То же ощущение движения, которое пронизывает фрески Палаццо дель Те, присутствует в первых же работах Рубенса на мифологические сюжеты — «Геро и Леандр», «Гилас, уносимый нимфами», «Триумф Сципиона». Память о творениях Романо оказалась столь живучей, а наброски, сделанные 30 лет назад, такими выразительными, что Рубенс не отказался процитировать итальянского мастера в некоторых из картин Торре де ла Парада — «Рождении Венеры»417 или «Падении Титанов»,418 порученных для исполнения Йордансу. Его же отголоски слышны в таких работах, как «Купидон и Психея», «Падение Фаэтона», «Смерть Прокриды», переделанная Рубенсом в «Смерть Эвридики», «Смерть Мелеагра» и «Смерть Адониса». Впрочем, в отличие от итальянца он предпочитал менее «анатомический» подход в трактовке любви. Если Джулио Романо в общем-то без особых затей запечатлел бурные проявления любви и их последующие «трансформации», то барочное целомудрие Рубенса потребовало от художника поиска выразительных аллегорических форм. Одновременно в «Празднестве Венеры», «Суде Париса» и «Трех грациях» утвердилась новая для него, оригинальная концепция в изображении обнаженной натуры.
Отто Вениус, приверженец холодного реализма, учил его писать обнаженную натуру в бледно-розовой гамме, соблюдая принцип четкого оконтуривания рук и ног. Именно в этой манере написаны «Адам и Ева», ныне хранящиеся в Доме Рубенса, в Антверпене. В дальнейшем под влиянием итальянских мастеров его палитра обогатилась коричневатыми тонами, в частности, тициановской охрой, однако эта тенденция, не получившая у него широкого развития, применялась Рубенсом лишь изредка — в фигурах нереид или богинь, выполняющих на картине декоративную функцию. Вернувшись на родину, он заново открыл для себя фламандскую природу, а главное — фламандский свет.

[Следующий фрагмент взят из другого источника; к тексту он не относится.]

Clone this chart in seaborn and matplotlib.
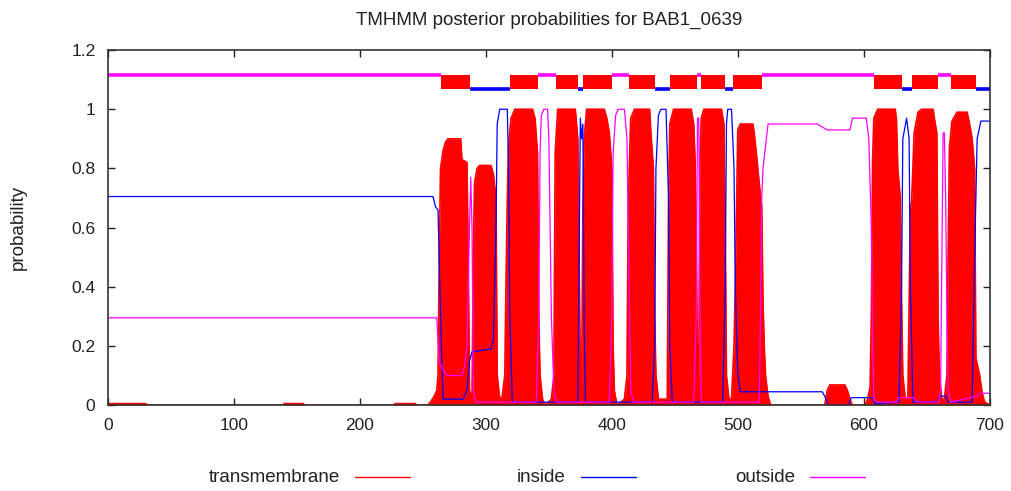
import matplotlib
matplotlib.use('Agg')
import matplotlib.pyplot as plt
from matplotlib.lines import Line2D
import seaborn as sns

# posterior probability curves as (residue, probability) knots
tm_x = [0, 30, 31, 139, 140, 155, 156, 227, 228, 244, 245, 254, 256, 259, 261, 262, 263, 264, 266, 268, 270, 280, 281, 285, 286, 287,
        289, 290, 291, 293, 295, 304, 306, 308, 309, 311,
        313, 315, 316, 317, 318, 320, 323, 337, 339, 341, 342, 343, 345, 347,
        352, 354, 355, 357, 371, 373, 374, 375,
        376, 377, 378, 380, 394, 396, 398, 400, 401, 402, 404,
        410, 412, 413, 414, 415, 418, 430, 431, 433, 434, 435, 437,
        444, 445, 446, 449, 463, 465, 466, 467, 468,
        469, 470, 471, 473, 487, 489, 490, 491, 493,
        495, 497, 498, 499, 500, 502, 512, 513, 515, 517, 519, 520, 521, 522, 524, 526,
        569, 571, 573, 585, 587, 589, 591,
        601, 603, 605, 606, 607, 608, 611, 625, 626, 627, 629, 630, 631, 633,
        635, 637, 638, 640, 643, 646, 655, 656, 658, 659, 660, 662,
        664, 666, 667, 668, 670, 674, 682, 684, 686, 688, 689, 692, 694, 696, 700]
tm_y = [0.005, 0.005, 0, 0, 0.005, 0.005, 0, 0, 0.005, 0.005, 0, 0, 0.01, 0.03, 0.05, 0.1, 0.5, 0.8, 0.86, 0.89, 0.9, 0.9, 0.83, 0.82, 0.5, 0.05,
        0.02, 0.5, 0.75, 0.8, 0.81, 0.81, 0.78, 0.7, 0.1, 0.02,
        0.03, 0.1, 0.42, 0.69, 0.88, 0.97, 1.0, 1.0, 0.97, 0.85, 0.3, 0.1, 0.02, 0,
        0.02, 0.1, 0.85, 1.0, 1.0, 0.9, 0.5, 0.1,
        0.05, 0.67, 0.9, 1.0, 1.0, 0.97, 0.92, 0.8, 0.2, 0.05, 0,
        0.02, 0.1, 0.68, 0.83, 0.97, 1.0, 1.0, 0.92, 0.8, 0.3, 0.1, 0.02,
        0.02, 0.67, 0.95, 1.0, 1.0, 0.95, 0.84, 0.6, 0.1,
        0.1, 0.84, 0.97, 1.0, 1.0, 0.95, 0.6, 0.1, 0.02,
        0.02, 0.2, 0.41, 0.66, 0.93, 0.95, 0.95, 0.92, 0.84, 0.75, 0.67, 0.35, 0.2, 0.1, 0.03, 0,
        0, 0.05, 0.068, 0.068, 0.05, 0.02, 0,
        0, 0.02, 0.06, 0.3, 0.83, 0.97, 1.0, 1.0, 0.96, 0.8, 0.7, 0.35, 0.1, 0.02,
        0.02, 0.66, 0.69, 0.92, 0.99, 1.0, 1.0, 0.97, 0.92, 0.3, 0.1, 0.02,
        0.02, 0.1, 0.53, 0.87, 0.96, 0.99, 0.99, 0.95, 0.9, 0.8, 0.16, 0.1, 0.04, 0.01, 0]

in_x = [0, 258, 260, 262, 264, 266, 282, 285, 287, 289, 304, 306, 308, 309, 311, 317, 318, 319, 321,
        373, 374, 375, 376, 377, 378, 379,
        432, 434, 435, 437, 439, 443, 445, 446, 448,
        488, 490, 491, 492, 495, 497, 498, 500, 502, 567, 569, 572, 588, 590, 607, 609,
        628, 630, 631, 634, 636, 637, 639,
        658, 660, 663, 665, 667, 686, 688, 690, 693, 700]
in_y = [0.705, 0.705, 0.67, 0.66, 0.3, 0.02, 0.02, 0.05, 0.15, 0.18, 0.19, 0.22, 0.6, 0.95, 1.0, 1.0, 0.8, 0.3, 0.01,
        0.01, 0.5, 0.97, 0.9, 0.95, 0.3, 0.01,
        0.01, 0.2, 0.8, 0.98, 1.0, 1.0, 0.7, 0.2, 0.01,
        0.01, 0.4, 0.95, 1.0, 1.0, 0.8, 0.4, 0.1, 0.045, 0.045, 0.03, 0.0, 0.0, 0.025, 0.025, 0.005,
        0.01, 0.4, 0.9, 0.97, 0.9, 0.4, 0.01,
        0.01, 0.03, 0.03, 0.03, 0.01, 0.01, 0.5, 0.9, 0.96, 0.96]

out_x = [0, 261, 263, 265, 268, 270, 281, 283, 285, 287, 288, 289, 290, 292,
         340, 342, 343, 344, 346, 349, 350, 351, 352, 354, 356,
         398, 400, 401, 403, 405, 410, 412, 413, 415, 417,
         465, 467, 468, 469, 470, 471,
         517, 518, 519, 520, 524, 563, 565, 571, 589, 591, 602, 604, 606, 607, 608, 610,
         626, 628, 640, 642,
         659, 661, 662, 663, 664, 665, 666, 667, 669, 690, 692, 700]
out_y = [0.295, 0.295, 0.14, 0.13, 0.105, 0.1, 0.1, 0.13, 0.2, 0.6, 0.77, 0.6, 0.05, 0.01,
         0.01, 0.3, 0.85, 0.98, 1.0, 1.0, 0.9, 0.6, 0.3, 0.05, 0.01,
         0.01, 0.3, 0.85, 0.98, 1.0, 1.0, 0.9, 0.6, 0.05, 0.01,
         0.01, 0.3, 0.97, 0.97, 0.3, 0.01,
         0.01, 0.3, 0.7, 0.8, 0.95, 0.95, 0.945, 0.93, 0.93, 0.97, 0.97, 0.9, 0.6, 0.2, 0.02, 0.01,
         0.01, 0.025, 0.025, 0.01,
         0.01, 0.05, 0.5, 0.92, 0.92, 0.7, 0.3, 0.05, 0.01, 0.03, 0.04, 0.04]

# predicted topology bar along the top
tm_start = [264, 319, 356, 377, 414, 446, 471, 496, 608, 638, 669]
tm_end = [287, 341, 373, 400, 434, 468, 490, 519, 630, 659, 689]
inside_start = [287, 373, 434, 490, 630, 689]
inside_end = [319, 377, 446, 496, 638, 700]
outside_start = [0, 341, 400, 468, 519, 659]
outside_end = [264, 356, 414, 471, 608, 669]

sns.set_style('ticks')
plt.rcParams['font.family'] = ['Liberation Sans', 'DejaVu Sans']

fig, ax = plt.subplots(figsize=(10.12, 4.91), dpi=100)
fig.subplots_adjust(left=0.1067, right=0.978, top=0.898, bottom=0.175)

# transmembrane drawn as a filled profile
ax.fill_between(tm_x, 0, tm_y, color='red', linewidth=0)
sns.lineplot(x=tm_x, y=tm_y, color='red', linewidth=1.2, ax=ax, sort=False, estimator=None)
sns.lineplot(x=in_x, y=in_y, color='#0000ff', linewidth=0.9, ax=ax, sort=False, estimator=None)
sns.lineplot(x=out_x, y=out_y, color='#ff00ff', linewidth=0.9, ax=ax, sort=False, estimator=None)

# topology bar
ax.hlines([1.115] * len(outside_start), outside_start, outside_end, color='#ff00ff', linewidth=2.6)
ax.hlines([1.07] * len(inside_start), inside_start, inside_end, color='#0000ff', linewidth=2.6)
ax.broken_barh([(s, e - s) for s, e in zip(tm_start, tm_end)], (1.067, 0.05), color='red', linewidth=0)

ax.set_xlim(0, 700)
ax.set_ylim(0, 1.2)
ax.set_xticks([0, 100, 200, 300, 400, 500, 600, 700])
ax.set_yticks([0, 0.2, 0.4, 0.6, 0.8, 1.0, 1.2])
ax.set_yticklabels(['0', '0.2', '0.4', '0.6', '0.8', '1', '1.2'])
ax.tick_params(direction='in', length=5, width=1, top=True, right=True, labelsize=12.5, colors='#222222', pad=9)
for sp in ax.spines.values():
    sp.set_visible(True)
    sp.set_linewidth(1.2)
    sp.set_color('#333333')

ax.set_title('TMHMM posterior probabilities for BAB1_0639', fontsize=13.5, color='#222222', pad=18)
ax.set_ylabel('probability', fontsize=13.5, color='#222222', labelpad=32)
ax.set_xlabel('')

# legend laid out like the gnuplot key: text right-aligned, then a short line
legend_labels = ['transmembrane', 'inside', 'outside']
legend_colors = ['red', '#0000ff', '#ff00ff']
key_text_right = [340, 566, 795]
for lab, col, xr in zip(legend_labels, legend_colors, key_text_right):
    fig.text(xr / 1012, 1 - 477 / 491, lab, ha='right', va='center', fontsize=13.5, color='#222222')
    fig.add_artist(Line2D([(xr + 15) / 1012, (xr + 70) / 1012], [1 - 477 / 491] * 2,
                          color=col, linewidth=1, transform=fig.transFigure))

plt.savefig('out.png', dpi=100)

«Обратите внимание на то, как меняется внешний облик предметов в зависимости от того, находитесь ли вы в сухой местности, например, в Провансе или в окрестностях Флоренции, либо на влажной равнине, такой, как в Нидерландах. В сухих странах над всем царит линия, именно линия притягивает к себе взор: горы прочерчивают небо, выступая на его фоне многоярусным силуэтом великого и благородного архитектурного стиля; каждая грань каждого предмета отчетливо видна в прозрачном воздухе. Здесь же плоский, лишенный выразительности, горизонт; контуры вещей расплывчаты, неясны, затушеваны невидимой глазу влагой, постоянно рассеянной в воздухе; здесь царит пятно. […] Предмет выплывает навстречу взору, а не выскакивает резко из своих границ, словно высеченный резаком; его рельеф поражает множественностью степеней постепенно меняющейся освещенности, обилием плавных переходов цветовой окраски, что в глазах наблюдателя придает ему удивительную объемность. Вам придется прожить в этой стране несколько дней, чтобы почувствовать это преобладание пятна над линией. […] Я множество раз застывал в неподвижности на набережной Шельды и подолгу смотрел на огромное пространство этой тусклой, слегка колеблемой рябью воды. […] Река бежит, и на плоском ее животе косой свет то и дело зажигает неяркие отблески. По всей окружности горизонта безостановочно поднимаются облака; и светло-свинцовый их цвет, и самая их кажущаяся неподвижность будят в памяти образы призраков. Это призраки влажного края, без устали сменяющие друг друга химеры, несущие вечный дождь. В той стороне, где садится солнце, они постепенно окрашиваются в пурпур, и всю их выпуклую громаду прочерчивает золотистая ажурная решетка, навевающая мысль об остром дамасском клинке, о парчовой мантии, о расшитых шелковых одеяниях, в которые так любили наряжать своих великомучеников и скорбящих мадонн Рубенс и Йорданс. Солнце, висящее низко-низко, походит на гигантский затухающий костер, от которого тянется легкая дымка. […] Довольно всего нескольких дней, чтобы набраться необходимого опыта, и тогда сама природа научит вас понимать важность оттенков, их контрастов и гармоничных сочетаний, одним словом, научит ценить чистоту тона».